◆ Problem
Scan the entries below and count the lines holding the string "with". Supply only the number.

◆ Input rows
===

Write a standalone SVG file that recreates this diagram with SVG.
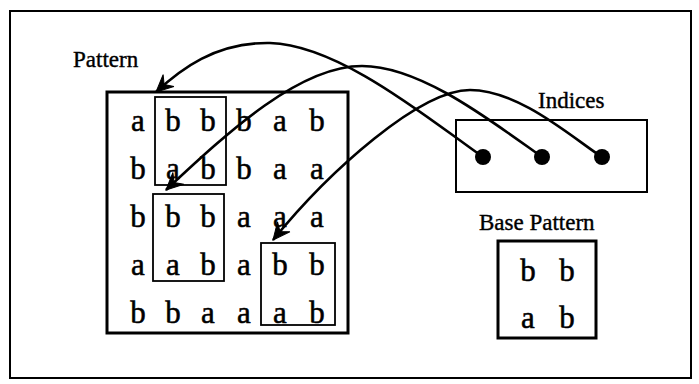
<svg xmlns="http://www.w3.org/2000/svg" width="699" height="384" viewBox="0 0 699 384">
<style>
.lbl{font-family:"Liberation Serif","Times New Roman",serif;font-size:23px;fill:#000;stroke:#000;stroke-width:0.4}
.g{font-family:"Liberation Serif","Times New Roman",serif;font-size:31px;fill:#000;stroke:#000;stroke-width:0.5;text-anchor:middle}
.thick{fill:none;stroke:#000;stroke-width:3}
.thin{fill:none;stroke:#000;stroke-width:1.8}
.conn{fill:none;stroke:#000;stroke-width:2.6}
</style>
<defs>
<marker id="ah" markerUnits="userSpaceOnUse" markerWidth="30" markerHeight="30" refX="0" refY="0" orient="auto" overflow="visible">
<path d="M0,0 L-17,-8 L-11,0 L-17,8 Z" fill="#000" stroke="#000" stroke-width="1"/>
</marker>
</defs>
<rect id="frame" x="10" y="11" width="681" height="367" fill="none" stroke="#000" stroke-width="2"/>
<g id="pattern">
<text class="lbl" x="73" y="67">Pattern</text>
<rect class="thick" x="107" y="92" width="241" height="241"/>
<rect class="thin" x="155" y="97" width="71" height="88"/>
<rect class="thin" x="153" y="194" width="71" height="87"/>
<rect class="thin" x="261" y="243" width="74" height="82"/>
<text class="g" y="131"><tspan x="138">a</tspan><tspan x="173">b</tspan><tspan x="208">b</tspan><tspan x="244">b</tspan><tspan x="280">a</tspan><tspan x="317">b</tspan></text>
<text class="g" y="179"><tspan x="138">b</tspan><tspan x="173">a</tspan><tspan x="208">b</tspan><tspan x="244">b</tspan><tspan x="280">a</tspan><tspan x="317">a</tspan></text>
<text class="g" y="227"><tspan x="138">b</tspan><tspan x="173">b</tspan><tspan x="208">b</tspan><tspan x="244">a</tspan><tspan x="280">a</tspan><tspan x="317">a</tspan></text>
<text class="g" y="275"><tspan x="138">a</tspan><tspan x="173">a</tspan><tspan x="208">b</tspan><tspan x="244">a</tspan><tspan x="280">b</tspan><tspan x="317">b</tspan></text>
<text class="g" y="323"><tspan x="138">b</tspan><tspan x="173">b</tspan><tspan x="208">a</tspan><tspan x="244">a</tspan><tspan x="280">a</tspan><tspan x="317">b</tspan></text>
</g>
<g id="indices">
<text class="lbl" x="538" y="108">Indices</text>
<rect x="456" y="120" width="191" height="72" fill="none" stroke="#000" stroke-width="2"/>
<circle cx="483" cy="157" r="8" fill="#000"/>
<circle cx="542" cy="157" r="8" fill="#000"/>
<circle cx="602" cy="157" r="8" fill="#000"/>
</g>
<g id="base">
<text class="lbl" x="479" y="230">Base Pattern</text>
<rect class="thick" x="498" y="241" width="98" height="97"/>
<text class="g" y="281"><tspan x="528">b</tspan><tspan x="567">b</tspan></text>
<text class="g" y="328"><tspan x="528">a</tspan><tspan x="567">b</tspan></text>
</g>
<g id="connectors">
<path class="conn" marker-end="url(#ah)" d="M483,157 C430,120 340,45 270,43 C215,42 180,70 156,92"/>
<path class="conn" marker-end="url(#ah)" d="M542,157 C490,120 420,66 362,66 C300,66 230,130 166,190"/>
<path class="conn" marker-end="url(#ah)" d="M602,157 C575,140 520,90 470,90 C420,90 330,170 273,240"/>
</g>
</svg>
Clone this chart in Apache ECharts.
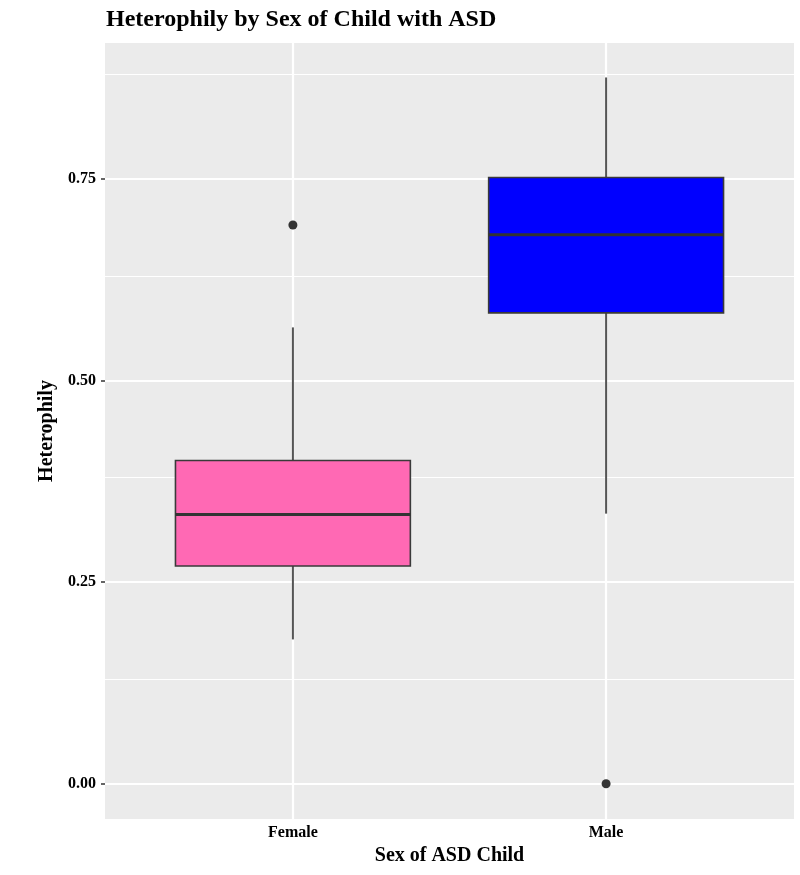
<!DOCTYPE html>
<html>
<head>
<meta charset="utf-8">
<title>Heterophily by Sex of Child with ASD</title>
<script src="https://cdn.jsdelivr.net/npm/echarts@6/dist/echarts.min.js"></script>
<style>
	html, body { margin: 0; padding: 0; background: #fff; }
	#chart { width: 800px; height: 875px; }
</style>
</head>
<body>
<div id="chart"></div>
<script>
// 数据
var categories = ['Female', 'Male'];
var whiskerLow = [0.179, 0.335];
var q1 = [0.270, 0.584];
var median = [0.334, 0.681];
var q3 = [0.401, 0.752];
var whiskerHigh = [0.566, 0.876];
var outlierGroup = [1, 2];
var outlierValue = [0.693, 0];
var yTicks = [0, 0.25, 0.5, 0.75];
var yMinor = [0.125, 0.375, 0.625, 0.875];
var xTicks = [1, 2];

var boxColors = ['#FF69B4', '#0000FF'];
var FONT = '"Liberation Serif", "DejaVu Serif", serif';

// 箱线图数据
var boxData = categories.map(function(c, i){
	return [i + 1, whiskerLow[i], q1[i], median[i], q3[i], whiskerHigh[i]];
});
var outlierData = outlierGroup.map(function(g, i){
	return [g, outlierValue[i]];
});

// 网格线
var gridLines = [];
yTicks.forEach(function(v){
	gridLines.push({yAxis: v, lineStyle: {color: '#fff', width: 2.2, type: 'solid'}});
});
yMinor.forEach(function(v){
	gridLines.push({yAxis: v, lineStyle: {color: '#fff', width: 1.1, type: 'solid'}});
});
xTicks.forEach(function(v){
	gridLines.push({xAxis: v, lineStyle: {color: '#fff', width: 2.2, type: 'solid'}});
});

var renderBox = function(params, api){
	var x = api.value(0);
	var low = api.coord([x, api.value(1)]);
	var b1 = api.coord([x, api.value(2)]);
	var med = api.coord([x, api.value(3)]);
	var b3 = api.coord([x, api.value(4)]);
	var high = api.coord([x, api.value(5)]);
	var halfW = api.size([0.75, 0])[0] / 2;
	var cx = low[0];
	return {
		type: 'group',
		children: [
			{type: 'line', shape: {x1: cx, y1: b3[1], x2: cx, y2: high[1]},
				style: {stroke: '#555', lineWidth: 2}},
			{type: 'line', shape: {x1: cx, y1: b1[1], x2: cx, y2: low[1]},
				style: {stroke: '#555', lineWidth: 2}},
			{type: 'rect', shape: {x: cx - halfW, y: b3[1], width: halfW * 2, height: b1[1] - b3[1]},
				style: {fill: boxColors[params.dataIndex], stroke: '#3a3a3a', lineWidth: 1.6}},
			{type: 'line', shape: {x1: cx - halfW, y1: med[1], x2: cx + halfW, y2: med[1]},
				style: {stroke: '#333', lineWidth: 3}}
		]
	};
};

var initChart = function(){
	var myChart = echarts.init(document.getElementById('chart'));
	var option = {
		backgroundColor: '#fff',
		animation: false,
		title: {
			text: 'Heterophily by Sex of Child with ASD',
			left: 101,
			top: 3,
			textStyle: {fontFamily: FONT, fontSize: 24, fontWeight: 'bold', color: '#000'}
		},
		grid: {
			left: 105, right: 6, top: 43, bottom: 56,
			show: true, backgroundColor: '#EBEBEB', borderWidth: 0
		},
		xAxis: {
			type: 'value',
			min: 0.4,
			max: 2.6,
			name: 'Sex of ASD Child',
			nameLocation: 'middle',
			nameGap: 26,
			nameTextStyle: {fontFamily: FONT, fontSize: 20, fontWeight: 'bold', color: '#000'},
			axisLine: {show: false},
			axisTick: {show: true, length: 4, customValues: xTicks, lineStyle: {color: '#333', width: 1.5}},
			axisLabel: {
				customValues: xTicks,
				margin: 6,
				fontFamily: FONT, fontSize: 16, fontWeight: 'bold', color: '#000',
				formatter: function(v){ return categories[Math.round(v) - 1] || ''; }
			},
			splitLine: {show: false}
		},
		yAxis: {
			type: 'value',
			min: -0.04375,
			max: 0.91875,
			name: 'Heterophily',
			nameLocation: 'middle',
			nameGap: 47,
			nameTextStyle: {fontFamily: FONT, fontSize: 20, fontWeight: 'bold', color: '#000'},
			axisLine: {show: false},
			axisTick: {show: true, length: 4, customValues: yTicks, lineStyle: {color: '#333', width: 1.5}},
			axisLabel: {
				customValues: yTicks,
				margin: 9,
				fontFamily: FONT, fontSize: 16, fontWeight: 'bold', color: '#000',
				formatter: function(v){ return v.toFixed(2); }
			},
			splitLine: {show: false}
		},
		series: [
			{
				type: 'scatter',
				data: [],
				z: 1,
				silent: true,
				markLine: {
					silent: true,
					z: 1,
					symbol: 'none',
					label: {show: false},
					emphasis: {disabled: true},
					data: gridLines
				}
			},
			{
				type: 'custom',
				z: 3,
				renderItem: renderBox,
				encode: {x: 0, y: [1, 2, 3, 4, 5]},
				data: boxData
			},
			{
				type: 'scatter',
				z: 4,
				symbolSize: 9,
				itemStyle: {color: '#333', opacity: 1},
				data: outlierData
			}
		]
	};
	myChart.setOption(option);
};

window.onload = function(){
	initChart();
};
</script>
</body>
</html>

===

◆ Written answer
3